Sunday, September 30, 2012

New Job

I recently started a new job in a rehab center/nursing home facility. I love my job. Obviously there are days that I feel like will never end and there are people I would just as soon not work with some days (for example the naked 300+ pound man I walked in on the other day. Not great), but all in all, work is wonderful.

There is something magic about watching people get stronger, watching their face when the turn and see how far they walked for the first time in weeks or longer. I love the feeling of watching someone stand up when they thought they couldn't, or the look of surprise when they were able to safely transition from their chair to their bed without a mechanical lift. Empowerment is a majestic virtue.

I also find that I enjoy the feeling that, to my surprise, more often than not I do know what I'm doing. Although I still feel like some days I have to make it up as I go along, for the most part I feel capable and in control. I have had lots of training, and if I stay smart and don't hurt myself I can enjoy this profession for many years to come.

Best of all though, I love working with the elderly population. For them, words like "hard work", "honor", and "independence" mean something that perhaps my own generation has not yet grasped. To listen to their experiences and to learn from their examples is a valuable training by itself, but to watch them work through constant pain and aches that I cannot even begin to conceptualize or understand is inspiring. I can be a better person. I can work harder, run longer, figure out more of my own problems, and appreciate better the good things in my life because the people I am suppose to be helping are teaching me to do so. What an amazing profession!

Saturday, September 22, 2012

Birthdays

I am watching the clock as I write this late post and the last few minutes of my 26th year draw to a close. It has been a great year, really. I finally graduated from school, I got my first real person job, I learned to crochet and rock climb (though I haven't yet learned to do the two simultaneously) and I have at long last settled into a ward where I can stay for more than a few weeks--they even gave me a calling. And now, in a few hours, I will officially be 27 years old.

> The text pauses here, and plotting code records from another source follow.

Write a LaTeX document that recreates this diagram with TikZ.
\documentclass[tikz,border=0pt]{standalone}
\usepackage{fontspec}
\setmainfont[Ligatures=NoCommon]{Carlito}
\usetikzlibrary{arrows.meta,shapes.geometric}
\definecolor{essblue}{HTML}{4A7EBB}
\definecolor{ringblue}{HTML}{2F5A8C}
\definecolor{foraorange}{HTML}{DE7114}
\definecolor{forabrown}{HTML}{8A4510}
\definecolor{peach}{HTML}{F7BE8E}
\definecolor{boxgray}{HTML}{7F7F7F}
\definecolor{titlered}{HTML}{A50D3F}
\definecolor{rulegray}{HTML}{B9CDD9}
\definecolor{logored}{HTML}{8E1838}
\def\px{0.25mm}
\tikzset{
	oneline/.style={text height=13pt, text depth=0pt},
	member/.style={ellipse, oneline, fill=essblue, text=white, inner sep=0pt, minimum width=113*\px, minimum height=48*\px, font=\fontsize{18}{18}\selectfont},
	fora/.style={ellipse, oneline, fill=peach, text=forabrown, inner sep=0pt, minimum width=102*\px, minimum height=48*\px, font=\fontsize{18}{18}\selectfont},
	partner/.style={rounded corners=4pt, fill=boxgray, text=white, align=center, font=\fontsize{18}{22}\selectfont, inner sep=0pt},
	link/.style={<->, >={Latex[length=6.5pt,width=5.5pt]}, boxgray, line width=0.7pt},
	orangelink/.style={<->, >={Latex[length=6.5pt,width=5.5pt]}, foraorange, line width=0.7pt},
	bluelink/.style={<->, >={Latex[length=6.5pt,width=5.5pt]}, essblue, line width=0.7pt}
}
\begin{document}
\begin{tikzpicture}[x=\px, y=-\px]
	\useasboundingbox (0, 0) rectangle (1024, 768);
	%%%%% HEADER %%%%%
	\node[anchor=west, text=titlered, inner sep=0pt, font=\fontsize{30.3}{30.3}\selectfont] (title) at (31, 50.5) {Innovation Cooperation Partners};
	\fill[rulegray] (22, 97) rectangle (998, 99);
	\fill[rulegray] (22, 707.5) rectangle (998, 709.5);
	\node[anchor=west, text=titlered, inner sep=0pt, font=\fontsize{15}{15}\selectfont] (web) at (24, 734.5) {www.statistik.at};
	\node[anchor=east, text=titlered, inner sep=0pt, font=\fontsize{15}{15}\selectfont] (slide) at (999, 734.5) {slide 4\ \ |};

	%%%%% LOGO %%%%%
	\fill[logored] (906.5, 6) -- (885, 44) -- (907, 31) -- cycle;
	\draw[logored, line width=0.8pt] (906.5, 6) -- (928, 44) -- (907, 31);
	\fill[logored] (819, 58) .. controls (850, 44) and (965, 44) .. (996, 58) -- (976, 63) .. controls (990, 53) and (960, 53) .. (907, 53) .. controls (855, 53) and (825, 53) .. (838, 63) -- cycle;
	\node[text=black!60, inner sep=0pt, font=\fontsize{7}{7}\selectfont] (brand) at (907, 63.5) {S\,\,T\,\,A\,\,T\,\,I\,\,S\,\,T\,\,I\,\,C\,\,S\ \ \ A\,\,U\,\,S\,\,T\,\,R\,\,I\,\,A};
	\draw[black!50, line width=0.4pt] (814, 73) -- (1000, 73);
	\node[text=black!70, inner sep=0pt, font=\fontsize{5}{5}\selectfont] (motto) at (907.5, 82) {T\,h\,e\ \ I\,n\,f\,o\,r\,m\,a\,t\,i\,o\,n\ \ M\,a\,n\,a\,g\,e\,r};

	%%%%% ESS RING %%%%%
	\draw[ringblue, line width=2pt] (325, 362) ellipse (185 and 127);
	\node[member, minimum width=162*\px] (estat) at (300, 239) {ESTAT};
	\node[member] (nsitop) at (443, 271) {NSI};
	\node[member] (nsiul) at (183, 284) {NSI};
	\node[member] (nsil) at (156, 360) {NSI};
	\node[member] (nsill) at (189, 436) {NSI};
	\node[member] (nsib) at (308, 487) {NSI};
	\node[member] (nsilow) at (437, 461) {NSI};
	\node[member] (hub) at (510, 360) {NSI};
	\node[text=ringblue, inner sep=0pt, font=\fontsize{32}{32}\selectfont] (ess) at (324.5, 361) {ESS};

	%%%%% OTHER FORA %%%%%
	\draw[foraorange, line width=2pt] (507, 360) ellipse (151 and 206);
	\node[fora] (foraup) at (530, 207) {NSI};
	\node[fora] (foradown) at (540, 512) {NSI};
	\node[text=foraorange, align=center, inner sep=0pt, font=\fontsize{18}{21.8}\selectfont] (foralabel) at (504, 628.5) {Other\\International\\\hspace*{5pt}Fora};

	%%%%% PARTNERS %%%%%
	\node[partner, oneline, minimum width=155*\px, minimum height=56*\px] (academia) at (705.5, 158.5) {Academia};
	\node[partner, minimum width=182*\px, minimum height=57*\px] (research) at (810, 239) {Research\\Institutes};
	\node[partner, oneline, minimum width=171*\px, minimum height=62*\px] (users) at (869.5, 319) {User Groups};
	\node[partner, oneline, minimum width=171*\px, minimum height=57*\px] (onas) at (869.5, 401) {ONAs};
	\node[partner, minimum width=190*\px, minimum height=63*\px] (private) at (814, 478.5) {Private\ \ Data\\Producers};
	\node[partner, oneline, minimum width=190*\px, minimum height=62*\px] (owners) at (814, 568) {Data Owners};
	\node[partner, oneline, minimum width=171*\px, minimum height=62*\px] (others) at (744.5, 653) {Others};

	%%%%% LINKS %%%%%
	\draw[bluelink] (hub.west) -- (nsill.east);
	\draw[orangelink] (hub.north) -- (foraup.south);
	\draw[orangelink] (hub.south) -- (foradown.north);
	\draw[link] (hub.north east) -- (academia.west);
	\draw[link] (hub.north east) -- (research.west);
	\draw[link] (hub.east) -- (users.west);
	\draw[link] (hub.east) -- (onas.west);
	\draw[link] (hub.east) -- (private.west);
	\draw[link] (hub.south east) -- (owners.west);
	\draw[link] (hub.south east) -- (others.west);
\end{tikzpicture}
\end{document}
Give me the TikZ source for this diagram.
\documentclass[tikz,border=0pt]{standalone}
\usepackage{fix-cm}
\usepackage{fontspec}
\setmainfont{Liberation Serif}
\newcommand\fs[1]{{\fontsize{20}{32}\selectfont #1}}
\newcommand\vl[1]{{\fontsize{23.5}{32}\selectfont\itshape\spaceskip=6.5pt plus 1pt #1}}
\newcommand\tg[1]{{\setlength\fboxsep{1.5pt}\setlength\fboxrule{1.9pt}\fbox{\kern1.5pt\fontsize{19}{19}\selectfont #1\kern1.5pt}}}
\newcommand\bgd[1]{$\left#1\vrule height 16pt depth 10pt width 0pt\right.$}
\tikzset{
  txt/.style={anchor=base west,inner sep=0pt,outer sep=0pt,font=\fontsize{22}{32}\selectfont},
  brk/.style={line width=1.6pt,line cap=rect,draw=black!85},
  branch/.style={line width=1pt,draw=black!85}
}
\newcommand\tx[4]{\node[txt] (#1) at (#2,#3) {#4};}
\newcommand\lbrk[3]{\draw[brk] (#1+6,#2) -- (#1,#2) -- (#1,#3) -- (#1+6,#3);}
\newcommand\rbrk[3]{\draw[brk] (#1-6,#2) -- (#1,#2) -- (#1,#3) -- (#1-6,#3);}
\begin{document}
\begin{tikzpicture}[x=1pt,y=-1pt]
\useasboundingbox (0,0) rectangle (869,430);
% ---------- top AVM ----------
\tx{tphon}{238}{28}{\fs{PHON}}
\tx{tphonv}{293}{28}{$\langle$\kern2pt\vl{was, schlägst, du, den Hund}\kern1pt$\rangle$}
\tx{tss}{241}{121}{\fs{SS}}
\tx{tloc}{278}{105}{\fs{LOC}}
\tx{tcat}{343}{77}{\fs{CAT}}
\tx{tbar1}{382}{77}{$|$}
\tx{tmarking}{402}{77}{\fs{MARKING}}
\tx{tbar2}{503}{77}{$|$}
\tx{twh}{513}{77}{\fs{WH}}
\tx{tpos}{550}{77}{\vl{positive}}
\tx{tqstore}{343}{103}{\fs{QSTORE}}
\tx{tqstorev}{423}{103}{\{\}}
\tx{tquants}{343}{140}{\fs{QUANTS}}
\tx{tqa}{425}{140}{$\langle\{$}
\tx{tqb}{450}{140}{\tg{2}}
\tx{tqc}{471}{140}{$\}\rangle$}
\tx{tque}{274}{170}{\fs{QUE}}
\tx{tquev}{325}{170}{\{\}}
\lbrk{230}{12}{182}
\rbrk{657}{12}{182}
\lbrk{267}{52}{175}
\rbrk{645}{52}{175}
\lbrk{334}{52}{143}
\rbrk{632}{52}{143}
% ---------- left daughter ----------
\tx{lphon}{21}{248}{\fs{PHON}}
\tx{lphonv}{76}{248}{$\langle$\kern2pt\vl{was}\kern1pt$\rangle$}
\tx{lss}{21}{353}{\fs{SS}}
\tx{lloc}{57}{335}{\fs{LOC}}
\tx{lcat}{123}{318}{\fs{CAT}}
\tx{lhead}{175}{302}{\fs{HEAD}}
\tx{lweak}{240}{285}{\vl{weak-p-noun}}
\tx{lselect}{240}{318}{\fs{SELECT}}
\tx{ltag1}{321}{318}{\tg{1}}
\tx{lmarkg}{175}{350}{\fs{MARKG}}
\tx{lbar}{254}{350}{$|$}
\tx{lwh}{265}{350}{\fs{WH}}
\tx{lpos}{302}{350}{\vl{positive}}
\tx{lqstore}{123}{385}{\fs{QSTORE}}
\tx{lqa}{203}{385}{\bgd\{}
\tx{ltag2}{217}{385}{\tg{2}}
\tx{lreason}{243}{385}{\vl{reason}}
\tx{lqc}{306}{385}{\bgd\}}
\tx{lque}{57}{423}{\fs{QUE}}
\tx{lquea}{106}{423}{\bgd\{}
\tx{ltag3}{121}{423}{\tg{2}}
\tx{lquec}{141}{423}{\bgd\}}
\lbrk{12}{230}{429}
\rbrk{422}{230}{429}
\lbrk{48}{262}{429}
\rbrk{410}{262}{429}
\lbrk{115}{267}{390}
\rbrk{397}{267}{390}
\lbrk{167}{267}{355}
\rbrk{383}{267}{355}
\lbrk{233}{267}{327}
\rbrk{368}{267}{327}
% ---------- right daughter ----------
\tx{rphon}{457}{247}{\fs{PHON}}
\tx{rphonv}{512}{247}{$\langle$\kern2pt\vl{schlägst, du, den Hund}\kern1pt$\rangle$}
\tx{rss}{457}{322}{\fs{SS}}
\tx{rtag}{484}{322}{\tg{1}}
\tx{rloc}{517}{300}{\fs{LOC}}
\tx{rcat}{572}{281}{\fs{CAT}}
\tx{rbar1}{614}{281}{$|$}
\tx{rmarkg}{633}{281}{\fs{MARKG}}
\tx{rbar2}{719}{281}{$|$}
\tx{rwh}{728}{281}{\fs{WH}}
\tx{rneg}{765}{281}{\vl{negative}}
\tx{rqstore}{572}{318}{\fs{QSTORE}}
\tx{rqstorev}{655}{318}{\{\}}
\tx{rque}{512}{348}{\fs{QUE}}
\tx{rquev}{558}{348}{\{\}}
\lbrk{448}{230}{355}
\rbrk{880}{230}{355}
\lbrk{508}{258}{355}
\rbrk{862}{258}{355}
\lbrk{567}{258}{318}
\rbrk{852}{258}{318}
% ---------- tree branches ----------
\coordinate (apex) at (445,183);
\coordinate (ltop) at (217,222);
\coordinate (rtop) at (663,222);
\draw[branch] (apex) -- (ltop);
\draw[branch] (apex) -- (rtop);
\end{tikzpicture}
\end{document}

I'm not sure when it is that I am suppose to start feeling like I am getting old. When we are kids we delight in squealing out our age complete with stubby finger visuals to anyone who will ask us and many who don't (though of course they want to know, we reason). When we hit middle school and high school we suddenly want to act and be perceived as older than we really are and we dress, speak, act, and even think to that end. When is it then, that a woman is suppose to give the demure reply of, "I'd rather not say" when asked her age? I am short for my age, short in general really, so sometimes I surprise people whose vision isn't strong enough to see the budding bags under my eyes when I tell them my age. 27. It really isn't all that old, and I honestly don't feel that old. I still have lots to accomplish and I still feel a little like my child-self spouting pudgy fingers and half-baked sentences to anyone foolish enough to listen.

What will this year bring? I am different now at 26 than I was at 25. I am older--the high school dream finally reached I feel and even act a little older and (dare I say it?) maybe even a little more mature. How will I feel at the end of 27? Who will I be? Perhaps that is why we exchange gifts on birthdays--to help us to remember that the greatest gift we get--the greatest present if you will excuse my pun-- is our very own present-a reality we can unwrap and mold and uncover for a whole year.

I devote the last 10 minutes of my 26th year to gratitude. Gratitude to my Heavenly Father who gave me this year and the opportunities in it, gratitude to my parents who supported and sustained me through the various trials that were sent my way, gratitude to the army of family members and friends who took me in as I scoured the country like a migrant worker carrying everything I own in the back of my little car. I am grateful to the people I met for letting me into their lives and hearts, for their ability to "warm and clothe and feed" their guest, and sometimes go so far as to "lay them on their couch to rest" I am grateful to my car who made the journey with me and didn't break down once. I am grateful for my family members as they continue to support me, house me, feed me, and even have a rather lavish party planned for tomorrow--the most pomp and circumstance my birthday has seen in years. I am grateful most of all to my Savior. For His gift to me in not only the ability to be forgiven for the countless stupid and selfish decisions I make but for His grace which allows me to try and become what I long to be and am not--an instrument in His hands, doing His work in His way.

I pray 27 might be as wonderful as 26. Bring on the ribbons--I'm about to unwrap another year.